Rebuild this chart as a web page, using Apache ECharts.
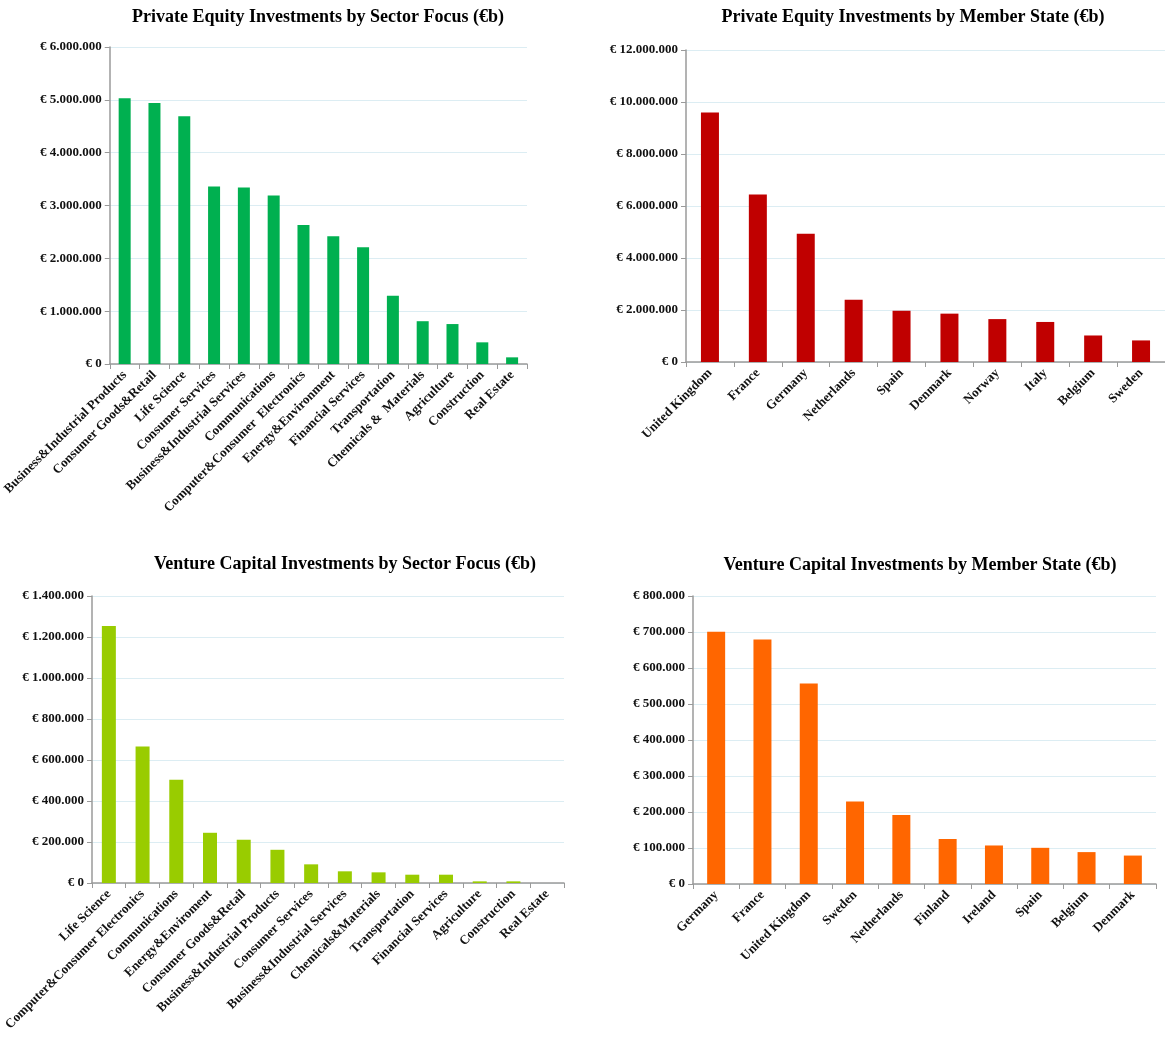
<!DOCTYPE html>
<html>
<head>
<meta charset="utf-8">
<title>Private Equity and Venture Capital Investments</title>
<script src="https://cdn.jsdelivr.net/npm/echarts@6/dist/echarts.min.js"></script>
<style>
  html, body { margin: 0; padding: 0; background: #ffffff; }
  #chart { width: 1165px; height: 1063px; }
</style>
</head>
<body>
<div id="chart"></div>
<script>
// Private equity by sector focus
const peSectors = ['Business&Industrial Products', 'Consumer Goods&Retail', 'Life Science', 'Consumer Services',
  'Business&Industrial Services', 'Communications', 'Computer&Consumer  Electronics', 'Energy&Environment',
  'Financial Services', 'Transportation', 'Chemicals &  Materials', 'Agriculture', 'Construction', 'Real Estate'];
const peSectorValues = [5030000, 4940000, 4690000, 3360000, 3340000, 3190000, 2630000, 2420000,
  2210000, 1290000, 810000, 756000, 410000, 126000];

// Private equity by member state
const peStates = ['United Kingdom', 'France', 'Germany', 'Netherlands', 'Spain', 'Denmark', 'Norway', 'Italy', 'Belgium', 'Sweden'];
const peStateValues = [9600000, 6440000, 4930000, 2390000, 1970000, 1860000, 1650000, 1540000, 1020000, 830000];

// Venture capital by sector focus
const vcSectors = ['Life Science', 'Computer&Consumer Electronics', 'Communications', 'Energy&Enviroment',
  'Consumer Goods&Retail', 'Business&Industrial Products', 'Consumer Services', 'Business&Industrial Services',
  'Chemicals&Materials', 'Transportation', 'Financial Services', 'Agriculture', 'Construction', 'Real Estate'];
const vcSectorValues = [1254000, 666000, 504000, 245000, 211000, 162000, 91000, 57000, 52000, 40500, 40500, 8000, 8000, 0];

// Venture capital by member state
const vcStates = ['Germany', 'France', 'United Kingdom', 'Sweden', 'Netherlands', 'Finland', 'Ireland', 'Spain', 'Belgium', 'Denmark'];
const vcStateValues = [701000, 679000, 557000, 229000, 192000, 125000, 107000, 100500, 88600, 79000];

// Axis ranges [max, interval]
const peSectorAxis = [6000000, 1000000];
const peStateAxis = [12000000, 2000000];
const vcSectorAxis = [1400000, 200000];
const vcStateAxis = [800000, 100000];

const titles = [
  'Private Equity Investments by Sector Focus (€b)',
  'Private Equity Investments by Member State (€b)',
  'Venture Capital Investments by Sector Focus (€b)',
  'Venture Capital Investments by Member State (€b)'
];

const FONT = '"Liberation Serif", "Times New Roman", serif';

function euro(v) {
  return '€ ' + String(Math.round(v)).replace(/\B(?=(\d{3})+(?!\d))/g, '.');
}

const panels = [
  { cats: peSectors, vals: peSectorValues, axis: peSectorAxis, color: '#00b050', barWidth: 12,
    grid: { left: 106, right: 638, top: 47, bottom: 699 }, title: [318, 8] },
  { cats: peStates, vals: peStateValues, axis: peStateAxis, color: '#c00000', barWidth: 18,
    grid: { left: 686, right: 0, top: 50, bottom: 701 }, title: [913, 8] },
  { cats: vcSectors, vals: vcSectorValues, axis: vcSectorAxis, color: '#99cc00', barWidth: 14,
    grid: { left: 92, right: 601, top: 596, bottom: 180 }, title: [345, 555] },
  { cats: vcStates, vals: vcStateValues, axis: vcStateAxis, color: '#ff6600', barWidth: 18,
    grid: { left: 693, right: 9, top: 596, bottom: 179 }, title: [920, 556] }
];

const option = {
  animation: false,
  backgroundColor: '#ffffff',
  title: [], grid: [], xAxis: [], yAxis: [], series: []
};

panels.forEach((p, i) => {
  option.title.push({
    text: titles[i],
    left: p.title[0], top: p.title[1], textAlign: 'center', padding: 0,
    textStyle: { fontFamily: FONT, fontWeight: 'bold', fontSize: 18, color: '#000' }
  });
  option.grid.push(Object.assign({ containLabel: false }, p.grid));
  option.xAxis.push({
    type: 'category', gridIndex: i, data: p.cats,
    axisLine: { lineStyle: { color: '#9a9a9a', width: 1.5 } },
    axisTick: { show: true, length: 5, lineStyle: { color: '#9a9a9a' } },
    axisLabel: { interval: 0, rotate: 45, margin: 9, fontFamily: FONT, fontWeight: 'bold', fontSize: 13, color: '#111' },
    splitLine: { show: false }
  });
  option.yAxis.push({
    type: 'value', gridIndex: i, min: 0, max: p.axis[0], interval: p.axis[1],
    axisLine: { show: true, lineStyle: { color: '#9a9a9a', width: 1.5 } },
    axisTick: { show: true, length: 5, lineStyle: { color: '#9a9a9a' } },
    axisLabel: { margin: 8, formatter: euro, fontFamily: FONT, fontWeight: 'bold', fontSize: 13, color: '#111' },
    splitLine: { show: true, lineStyle: { color: '#dcedf3', width: 1 } }
  });
  option.series.push({
    type: 'bar', xAxisIndex: i, yAxisIndex: i, data: p.vals, barWidth: p.barWidth,
    itemStyle: { color: p.color }
  });
});

const chart = echarts.init(document.getElementById('chart'), null, { renderer: 'canvas' });
chart.setOption(option);
</script>
</body>
</html>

______________________________

• _EXERCISE DESCRIPTION_
Exactly as written, please give again the lines from the beginning of the listing through the line containing "2210000, 1290000, 810000, 756000, 410000, 126000];", inclusive, without any pictures.

• _WRITTEN SOLUTION_
Rebuild this chart as a web page, using Apache ECharts.
<!DOCTYPE html>
<html>
<head>
<meta charset="utf-8">
<title>Private Equity and Venture Capital Investments</title>
<script src="https://cdn.jsdelivr.net/npm/echarts@6/dist/echarts.min.js"></script>
<style>
  html, body { margin: 0; padding: 0; background: #ffffff; }
  #chart { width: 1165px; height: 1063px; }
</style>
</head>
<body>
<div id="chart"></div>
<script>
// Private equity by sector focus
const peSectors = ['Business&Industrial Products', 'Consumer Goods&Retail', 'Life Science', 'Consumer Services',
  'Business&Industrial Services', 'Communications', 'Computer&Consumer  Electronics', 'Energy&Environment',
  'Financial Services', 'Transportation', 'Chemicals &  Materials', 'Agriculture', 'Construction', 'Real Estate'];
const peSectorValues = [5030000, 4940000, 4690000, 3360000, 3340000, 3190000, 2630000, 2420000,
  2210000, 1290000, 810000, 756000, 410000, 126000];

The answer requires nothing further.